Storyboard D: DIAGNOSIS of symptomatic individuals in endemic setting with send-out lab test

Click on Image to Enlarge

The second Storyboard for Use Case 5 is quite similar to Storyboard B. The significant differences include changes to a number of Steps due to the assumption that in an endemic setting, persons involved in the patient care path will wear less PPE (see Steps B, D and L). This remains to be seen, but we wanted to highlight the issues of potential exposure today. Also, in Step A, the person entering the patient journey is not seeking confirmation testing after a triage test but is encountering their first interaction with the healthcare system to seek true diagnostic testing for SARS-CoV-2.

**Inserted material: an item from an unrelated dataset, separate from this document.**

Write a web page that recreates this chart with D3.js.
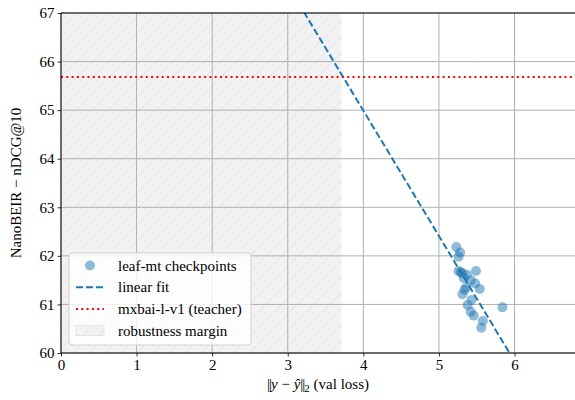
<!DOCTYPE html>
<html>
<head>
<meta charset="utf-8">
<script src="https://cdn.jsdelivr.net/npm/d3@7"></script>
<style>
  body { margin: 0; background: #fff; }
  svg text { font-family: "Liberation Serif", "Times New Roman", Times, serif !important; }
</style>
</head>
<body>
<div id="chart"></div>
<script>
// checkpoints: val loss vs NanoBEIR nDCG@10
const lossValues = [5.23, 5.28, 5.26, 5.26, 5.49, 5.31, 5.37, 5.33, 5.42, 5.48, 5.54,
                    5.34, 5.31, 5.43, 5.38, 5.84, 5.42, 5.46, 5.58, 5.56, 5.29, 5.36];
const ndcgValues = [62.18, 62.07, 61.98, 61.69, 61.69, 61.64, 61.61, 61.54, 61.50, 61.43, 61.32,
                    61.30, 61.21, 61.09, 60.99, 60.94, 60.85, 60.77, 60.66, 60.52, 61.66, 61.35];
const fitSlope = -2.58;
const fitIntercept = 75.31;
const teacherScore = 65.68;
const marginRange = [0, 3.71];
const xTicks = [0, 1, 2, 3, 4, 5, 6];
const yTicks = [60, 61, 62, 63, 64, 65, 66, 67];
const legendLabels = ["leaf-mt checkpoints", "linear fit", "mxbai-l-v1 (teacher)", "robustness margin"];

const points = lossValues.map((v, i) => ({loss: v, ndcg: ndcgValues[i]}));

const width = 575, height = 400;
const margin = {top: 13, right: 0, bottom: 47, left: 61};
const w = width - margin.left - margin.right;
const h = height - margin.top - margin.bottom;
const serif = "'Liberation Serif', 'Times New Roman', serif";
const fs = 15;

const svg = d3.select("#chart").append("svg")
    .attr("width", width)
    .attr("height", height)
    .attr("font-family", serif);

const defs = svg.append("defs");
const pat = defs.append("pattern")
    .attr("id", "hatch")
    .attr("patternUnits", "userSpaceOnUse")
    .attr("width", 16).attr("height", 16);
pat.append("rect").attr("width", 16).attr("height", 16).attr("fill", "#f2f2f2");
pat.append("path")
    .attr("d", "M-4,4 L4,-4 M0,16 L16,0 M12,20 L20,12")
    .attr("stroke", "#e0e0e0").attr("stroke-width", 1);
defs.append("clipPath").attr("id", "clip")
    .append("rect").attr("width", w).attr("height", h);

const g = svg.append("g").attr("transform", `translate(${margin.left},${margin.top})`);

const x = d3.scaleLinear().domain([0, 6.8]).range([0, w]);
const y = d3.scaleLinear().domain([60, 67]).range([h, 0]);

// robustness margin
g.append("rect")
    .attr("x", x(marginRange[0]))
    .attr("y", 0)
    .attr("width", x(marginRange[1]) - x(marginRange[0]))
    .attr("height", h)
    .attr("fill", "url(#hatch)");

// grid
g.append("g").selectAll("line").data(xTicks).enter().append("line")
    .attr("x1", d => x(d)).attr("x2", d => x(d))
    .attr("y1", 0).attr("y2", h)
    .attr("stroke", "#b0b0b0").attr("stroke-width", 1);
g.append("g").selectAll("line").data(yTicks).enter().append("line")
    .attr("y1", d => y(d)).attr("y2", d => y(d))
    .attr("x1", 0).attr("x2", w)
    .attr("stroke", "#b0b0b0").attr("stroke-width", 1);

const plot = g.append("g").attr("clip-path", "url(#clip)");

// points
plot.selectAll("circle")
    .data(points)
    .enter()
    .append("circle")
    .attr("cx", d => x(d.loss))
    .attr("cy", d => y(d.ndcg))
    .attr("r", 5)
    .attr("fill", "#1f77b4")
    .attr("fill-opacity", 0.5);

// linear fit
const fitLine = d3.line().x(d => x(d)).y(d => y(fitIntercept + fitSlope * d));
plot.append("path")
    .attr("d", fitLine([0, 6.8]))
    .attr("fill", "none")
    .attr("stroke", "#1f77b4")
    .attr("stroke-width", 2)
    .attr("stroke-dasharray", "7,3");

// teacher
plot.append("line")
    .attr("x1", 0).attr("x2", w)
    .attr("y1", y(teacherScore)).attr("y2", y(teacherScore))
    .attr("stroke", "red")
    .attr("stroke-width", 2)
    .attr("stroke-dasharray", "2,3.3");

// axes
const xAxis = d3.axisBottom(x).tickValues(xTicks).tickFormat(d3.format("d")).tickSize(3.5).tickPadding(3);
const yAxis = d3.axisLeft(y).tickValues(yTicks).tickFormat(d3.format("d")).tickSize(3.5).tickPadding(3);
const xa = g.append("g").attr("transform", `translate(0,${h})`).call(xAxis);
const ya = g.append("g").call(yAxis);
[xa, ya].forEach(a => {
    a.attr("font-family", serif).attr("font-size", fs);
    a.select(".domain").remove();
    a.selectAll("text").attr("fill", "#000");
    a.selectAll("line").attr("stroke", "#000").attr("stroke-width", 0.8);
});

// spines
g.append("line").attr("x1", 0).attr("x2", 0).attr("y1", 0).attr("y2", h)
    .attr("stroke", "#000").attr("stroke-width", 1);
g.append("line").attr("x1", 0).attr("x2", w).attr("y1", h).attr("y2", h)
    .attr("stroke", "#000").attr("stroke-width", 1);
g.append("line").attr("x1", 0).attr("x2", w).attr("y1", 0).attr("y2", 0)
    .attr("stroke", "#000").attr("stroke-width", 1);

// axis labels
const xl = svg.append("text")
    .attr("x", margin.left + x(3.4))
    .attr("y", 389)
    .attr("text-anchor", "middle")
    .attr("font-size", fs);
xl.append("tspan").attr("letter-spacing", -1).text("||");
xl.append("tspan").attr("font-style", "italic").text("y");
xl.append("tspan").text(" \u2212 ");
xl.append("tspan").attr("font-style", "italic").text("\u0177");
xl.append("tspan").attr("letter-spacing", -1).text("||");
xl.append("tspan").attr("font-size", 11).attr("dy", 3).text("2");
xl.append("tspan").attr("dy", -3).text(" (val loss)");

svg.append("text")
    .attr("transform", `translate(21,${margin.top + h / 2}) rotate(-90)`)
    .attr("text-anchor", "middle")
    .attr("font-size", fs)
    .text("NanoBEIR \u2212 nDCG@10");

// legend
const lg = g.append("g").attr("transform", `translate(8,240)`);
lg.append("rect")
    .attr("x", 0).attr("y", 0)
    .attr("width", 182).attr("height", 92)
    .attr("rx", 3)
    .attr("fill", "#fff").attr("fill-opacity", 0.8)
    .attr("stroke", "#d0d0d0");
const rowY = i => 12.5 + i * 21.7;
lg.append("circle").attr("cx", 21).attr("cy", rowY(0)).attr("r", 5)
    .attr("fill", "#1f77b4").attr("fill-opacity", 0.5);
lg.append("line").attr("x1", 7).attr("x2", 35).attr("y1", rowY(1)).attr("y2", rowY(1))
    .attr("stroke", "#1f77b4").attr("stroke-width", 2).attr("stroke-dasharray", "7,3");
lg.append("line").attr("x1", 7).attr("x2", 35).attr("y1", rowY(2)).attr("y2", rowY(2))
    .attr("stroke", "red").attr("stroke-width", 2).attr("stroke-dasharray", "2,3.3");
lg.append("rect").attr("x", 7).attr("y", rowY(3) - 5).attr("width", 28).attr("height", 10)
    .attr("fill", "url(#hatch)").attr("stroke", "#e0e0e0").attr("stroke-width", 0.8);
lg.selectAll("text.lbl").data(legendLabels).enter().append("text")
    .attr("class", "lbl")
    .attr("x", 49)
    .attr("y", (d, i) => rowY(i) + 5)
    .attr("font-size", fs)
    .text(d => d);
</script>
</body>
</html>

Send-out testing will be necessary for some time to achieve the testing levels desired. Sample collection, packaging, labeling and shipping are challenging, but the large commercial labs have risen to the challenge. Decentralization to provide logistics as pictured in Storyboard C will supplement the send-out scenario. We believe that Storyboards C and D will be operative for some time to come.

We encourage providers to consider the issues surrounding the decrease in PPE we hope to be required as COVID-19 becomes endemic. For instance, as has already been instituted by some companies, Steps A-E can be replaced by home collection of more convenient samples that are picked up by couriers or shipped by the patient to a lab, as is shown in Storyboard I. Eventually, home testing could replace most of these Steps. However, the performance requirements will be difficult to achieve. Our opinion is that false negative results will be very problematic for many of the testing scenarios that use at-home sample collection processes.

The Storyboards are meant to be approximate descriptions of the overall testing ecosystem. They are organized as flow charts containing sites of activity, people involved (e.g., patients, medical practitioners and laboratorians) and pathways for tested individuals, healthcare professionals (or other testers in some cases), sample collection and transport, testing, result generation and information flow. They also show key decisions informed by the test results.

Steps in this Storyboard that are different from Storyboard B are shown with a thick blue outline.

There are three types of “journeys” in the Storyboards: 1) the tested individual’s (usually patient) journey which are shown using green arrows, 2) point-of-care or point-of-use activities which are shown with purple arrows (e.g., sample collection, sometimes testing) and 3) the sample and data journey through a laboratory, which is shown with blue arrows.

The letters that label each step are not meant to indicate an order for the steps, they are simply there to facilitate discussion about the storyboard. Optional steps have a dashed outline, and examples of possible variations in a step are labeled with the same letter followed by differentiating numbers e.g., B1, B2 and B3)

There are a number of clocks and calendars pictured near specific steps to indicate time-consuming steps and those that could vary in total time depending upon the workflow efficiency of the healthcare site and the characteristics of the testing platform (e.g., batch analysis, time to results).